For a start, it is important to realize that of the 41,000 ISAF forces, only a small percentage is involved in combat and counter-insurgency. This is not because of inept deployment of the available resources but the fact that the ISAF was conceived less as a combat army and more as a Peace Corps-in-uniform. The cutting edge of the four regional commands, for example, was intended to be the 25 Provincial Reconstruction Teams based in the districts that would help Afghans rebuild their country. Conceived by some international bureaucrat as providing a soft entry-point for wary Europeans into Afghanistan, the PRTs became showpieces of multinational participation but not involvement. Today, most of the PRTs remain confined to their secure camps, draw generous hardship allowances and return home after a 12-month stint with either an Afghan carpet or an ISAF beer mug as memento.
In operational terms, this do-gooder tokenism has been costly. The difficult Kandahar province has, for example, been assigned to well-meaning Canadian forces, which lack both the experience and the commitment to take on the hit-and-run taliban. Some 58 Canadians have been killed in the past 18 months by taliban — an unacceptably high casualty rate for a 1,000-strong contingent. Likewise, the equally difficult Uruzgan province, adjoining Kandahar to the north, has been assigned to the Dutch. According to cynical Afghans in Kabul, the Dutch forces barely go out more than five kilometres from their garrison, a reason why the insurgents leave them well alone. If the Afghan grapevine is to be believed, the German army, which has been entrusted the relatively peaceful Kunduz province, has subcontracted the security of its own garrison to a dedicated private militia.

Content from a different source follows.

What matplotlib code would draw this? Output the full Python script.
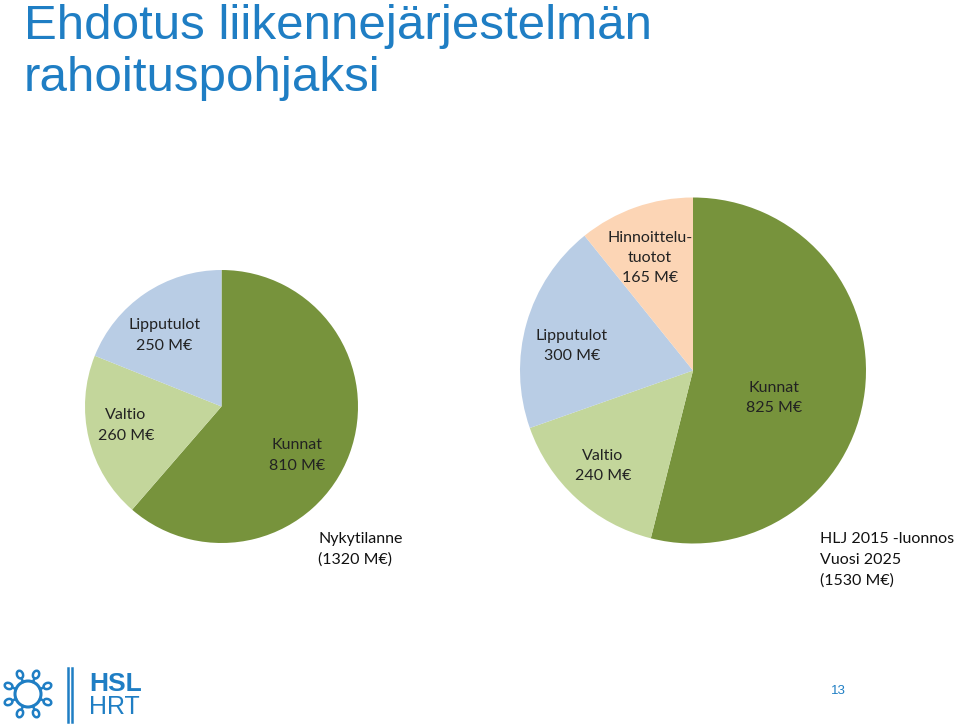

The fact that political compulsions and tokenism have dictated the military strategies of the ISAF is naturally galling to the American and British forces which have undertaken most of the military operations in Afghanistan. When American aircraft attacked rebel positions in Shindon in Heart province earlier this year, the Spanish and Italian forces stationed in the province accused the United States of America of mounting operations without consultation and inflicting collateral damage. The outrage appears to have been feigned. According to the diplomatic grapevine in Kabul, the “soft” Nato countries have to look at their own domestic compulsions. They cannot be seen to be undertaking any activity more stressful than being photographed with beatific Afghan children.
The way out, suggested a political adviser to the ISAF in Kabul, lies in transferring more and more responsibilities to the Afghan army and reducing the numbers of non-fighting “soldiers”. The Afghan army, from all accounts, is coming up nicely despite suffering from a shortage of competent officers. What it needs is operational responsibilities.
Unfortunately, this may not happen in a hurry. There is an autonomous economic logic to the assistance-for-Afghanistan industry that benefits the donor and not the intended recipient. Afghanistan has, unfortunately, become the new breeding centre of a new breed of international parasites who feed on the hardship of Afghanistan. The last thing they want is to be out of jobs.